# [Aim of the task]
From the listing, collect all lines containing the word "React".

# [Data segment]
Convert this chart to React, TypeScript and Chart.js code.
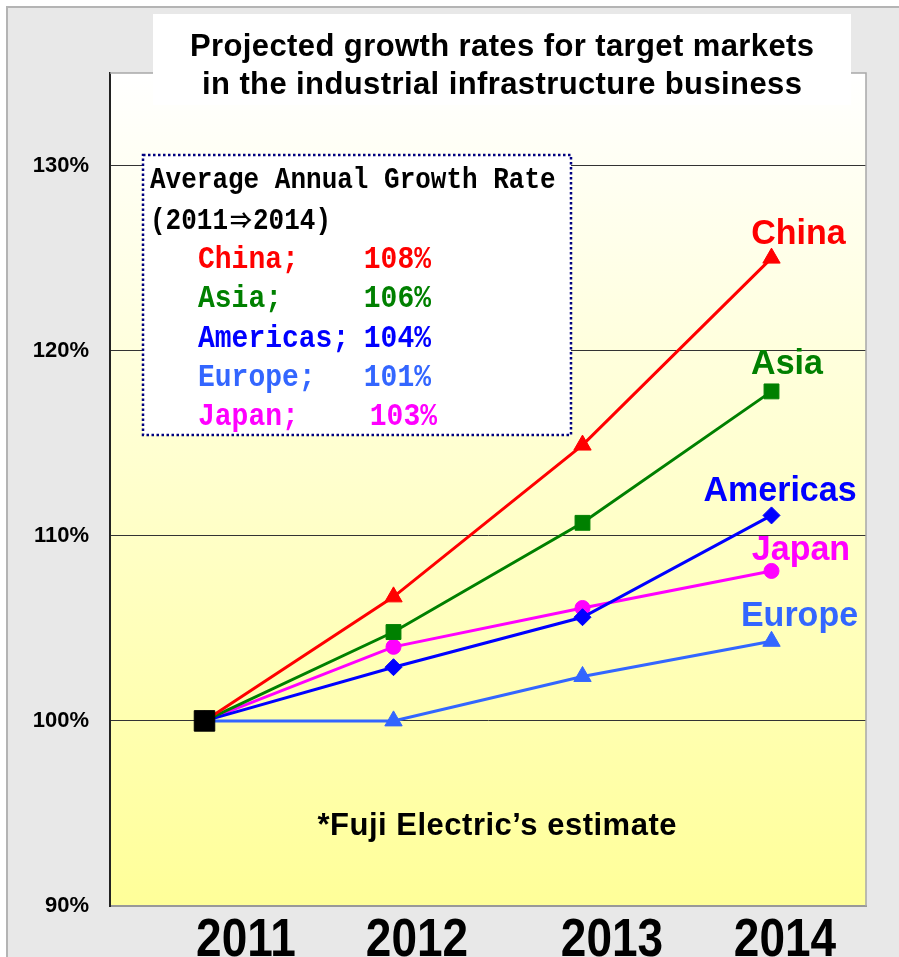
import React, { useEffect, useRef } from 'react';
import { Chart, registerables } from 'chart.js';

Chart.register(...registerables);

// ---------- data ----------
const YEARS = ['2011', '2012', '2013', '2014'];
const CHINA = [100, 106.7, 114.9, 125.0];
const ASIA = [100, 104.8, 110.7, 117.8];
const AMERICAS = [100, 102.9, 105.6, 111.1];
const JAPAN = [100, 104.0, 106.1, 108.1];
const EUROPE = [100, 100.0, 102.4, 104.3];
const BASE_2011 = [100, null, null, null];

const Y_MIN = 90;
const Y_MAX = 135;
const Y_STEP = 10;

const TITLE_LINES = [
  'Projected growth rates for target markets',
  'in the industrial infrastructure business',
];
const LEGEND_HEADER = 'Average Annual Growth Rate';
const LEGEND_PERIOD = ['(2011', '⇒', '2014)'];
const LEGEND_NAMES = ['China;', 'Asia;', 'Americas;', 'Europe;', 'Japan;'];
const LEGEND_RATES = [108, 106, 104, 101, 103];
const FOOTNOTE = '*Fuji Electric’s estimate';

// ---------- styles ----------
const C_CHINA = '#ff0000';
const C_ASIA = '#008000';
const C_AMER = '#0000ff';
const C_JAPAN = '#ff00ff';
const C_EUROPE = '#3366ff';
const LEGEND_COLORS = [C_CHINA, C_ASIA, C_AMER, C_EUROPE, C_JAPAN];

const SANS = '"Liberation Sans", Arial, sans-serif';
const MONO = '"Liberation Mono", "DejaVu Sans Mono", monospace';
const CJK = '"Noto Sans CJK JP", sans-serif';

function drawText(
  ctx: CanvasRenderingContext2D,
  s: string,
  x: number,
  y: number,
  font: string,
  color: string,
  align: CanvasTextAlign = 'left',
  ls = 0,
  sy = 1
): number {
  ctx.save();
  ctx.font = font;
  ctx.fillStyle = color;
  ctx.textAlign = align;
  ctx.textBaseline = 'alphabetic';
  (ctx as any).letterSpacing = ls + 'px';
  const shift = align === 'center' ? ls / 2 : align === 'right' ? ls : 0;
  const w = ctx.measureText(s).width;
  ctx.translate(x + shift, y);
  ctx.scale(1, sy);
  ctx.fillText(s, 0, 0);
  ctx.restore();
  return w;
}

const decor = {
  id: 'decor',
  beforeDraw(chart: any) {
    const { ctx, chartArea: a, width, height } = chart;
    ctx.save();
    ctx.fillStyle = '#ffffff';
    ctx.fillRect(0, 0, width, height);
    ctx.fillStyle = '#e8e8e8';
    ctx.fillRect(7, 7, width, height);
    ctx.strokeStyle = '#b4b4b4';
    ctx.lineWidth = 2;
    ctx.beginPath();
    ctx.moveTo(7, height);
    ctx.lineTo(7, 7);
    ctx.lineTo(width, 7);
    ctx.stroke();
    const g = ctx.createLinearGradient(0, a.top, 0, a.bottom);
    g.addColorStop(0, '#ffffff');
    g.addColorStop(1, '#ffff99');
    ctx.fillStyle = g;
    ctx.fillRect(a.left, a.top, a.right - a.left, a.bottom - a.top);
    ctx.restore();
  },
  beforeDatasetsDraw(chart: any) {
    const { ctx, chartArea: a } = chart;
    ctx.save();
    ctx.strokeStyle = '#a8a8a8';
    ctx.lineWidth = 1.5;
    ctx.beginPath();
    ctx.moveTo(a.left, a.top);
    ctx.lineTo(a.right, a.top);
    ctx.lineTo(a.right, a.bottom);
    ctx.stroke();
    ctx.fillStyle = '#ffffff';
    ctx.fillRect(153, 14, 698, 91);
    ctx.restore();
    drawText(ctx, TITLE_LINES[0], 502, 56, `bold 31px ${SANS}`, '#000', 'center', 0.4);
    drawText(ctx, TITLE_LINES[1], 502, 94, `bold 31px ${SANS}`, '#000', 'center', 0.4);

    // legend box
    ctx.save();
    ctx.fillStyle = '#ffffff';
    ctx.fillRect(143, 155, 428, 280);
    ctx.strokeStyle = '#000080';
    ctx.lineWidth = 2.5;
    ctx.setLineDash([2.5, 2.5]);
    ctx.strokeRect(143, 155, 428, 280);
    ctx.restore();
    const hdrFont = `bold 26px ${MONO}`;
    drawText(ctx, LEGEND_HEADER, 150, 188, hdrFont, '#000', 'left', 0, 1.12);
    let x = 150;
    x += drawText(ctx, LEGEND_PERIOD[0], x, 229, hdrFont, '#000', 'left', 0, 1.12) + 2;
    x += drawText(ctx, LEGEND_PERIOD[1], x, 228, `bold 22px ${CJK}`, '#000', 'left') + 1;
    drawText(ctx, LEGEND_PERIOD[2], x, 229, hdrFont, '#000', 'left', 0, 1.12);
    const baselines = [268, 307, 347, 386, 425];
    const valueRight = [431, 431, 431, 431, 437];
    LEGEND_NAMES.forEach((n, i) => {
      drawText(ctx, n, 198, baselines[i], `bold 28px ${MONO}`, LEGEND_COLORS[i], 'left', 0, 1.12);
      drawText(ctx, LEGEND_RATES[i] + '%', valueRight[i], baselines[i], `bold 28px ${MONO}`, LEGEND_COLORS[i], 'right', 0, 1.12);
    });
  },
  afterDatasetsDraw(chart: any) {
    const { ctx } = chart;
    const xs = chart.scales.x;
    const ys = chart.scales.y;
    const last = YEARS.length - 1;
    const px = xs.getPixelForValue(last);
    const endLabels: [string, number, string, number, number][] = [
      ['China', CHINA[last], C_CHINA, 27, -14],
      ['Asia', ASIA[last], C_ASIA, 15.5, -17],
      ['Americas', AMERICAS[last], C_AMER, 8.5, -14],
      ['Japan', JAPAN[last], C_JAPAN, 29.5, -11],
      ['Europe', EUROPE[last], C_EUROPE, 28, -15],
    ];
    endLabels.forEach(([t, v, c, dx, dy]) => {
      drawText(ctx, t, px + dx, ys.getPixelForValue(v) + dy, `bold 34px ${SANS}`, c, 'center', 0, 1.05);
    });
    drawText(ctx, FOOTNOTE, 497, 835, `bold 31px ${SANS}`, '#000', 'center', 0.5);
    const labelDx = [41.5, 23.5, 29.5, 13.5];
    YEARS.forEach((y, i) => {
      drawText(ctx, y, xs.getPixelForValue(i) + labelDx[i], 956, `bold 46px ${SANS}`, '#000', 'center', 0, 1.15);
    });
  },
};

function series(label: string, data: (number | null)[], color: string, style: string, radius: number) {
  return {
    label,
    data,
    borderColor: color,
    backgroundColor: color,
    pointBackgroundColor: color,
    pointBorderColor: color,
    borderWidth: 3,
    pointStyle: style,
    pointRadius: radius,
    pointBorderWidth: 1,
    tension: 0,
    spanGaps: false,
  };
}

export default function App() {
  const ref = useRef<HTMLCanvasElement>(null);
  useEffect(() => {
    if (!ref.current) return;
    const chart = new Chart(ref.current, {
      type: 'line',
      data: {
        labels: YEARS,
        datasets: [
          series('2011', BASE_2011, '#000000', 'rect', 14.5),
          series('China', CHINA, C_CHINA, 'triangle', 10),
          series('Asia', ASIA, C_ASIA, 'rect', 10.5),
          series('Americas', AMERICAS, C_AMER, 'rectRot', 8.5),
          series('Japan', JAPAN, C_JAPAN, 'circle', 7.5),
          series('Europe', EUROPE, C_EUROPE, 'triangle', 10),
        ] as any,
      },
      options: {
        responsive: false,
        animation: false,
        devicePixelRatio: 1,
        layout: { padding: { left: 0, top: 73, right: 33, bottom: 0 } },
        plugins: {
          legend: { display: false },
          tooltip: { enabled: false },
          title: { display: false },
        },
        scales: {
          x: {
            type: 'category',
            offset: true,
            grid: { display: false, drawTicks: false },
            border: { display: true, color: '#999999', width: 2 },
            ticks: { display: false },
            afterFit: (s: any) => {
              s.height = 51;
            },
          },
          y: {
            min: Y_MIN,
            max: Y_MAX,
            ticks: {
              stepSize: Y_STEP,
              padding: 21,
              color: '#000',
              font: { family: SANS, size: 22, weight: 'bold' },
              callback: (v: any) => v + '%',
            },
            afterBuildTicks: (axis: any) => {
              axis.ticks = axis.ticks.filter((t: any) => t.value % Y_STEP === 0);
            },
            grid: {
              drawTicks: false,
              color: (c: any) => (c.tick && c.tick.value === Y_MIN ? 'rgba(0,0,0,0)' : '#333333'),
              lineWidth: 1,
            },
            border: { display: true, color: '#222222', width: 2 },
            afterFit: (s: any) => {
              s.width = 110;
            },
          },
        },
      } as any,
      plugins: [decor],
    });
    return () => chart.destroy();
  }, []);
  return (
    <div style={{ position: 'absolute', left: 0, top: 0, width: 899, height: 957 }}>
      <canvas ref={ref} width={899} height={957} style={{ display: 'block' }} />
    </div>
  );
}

# [Response for this exercise]
Convert this chart to React, TypeScript and Chart.js code.
import React, { useEffect, useRef } from 'react';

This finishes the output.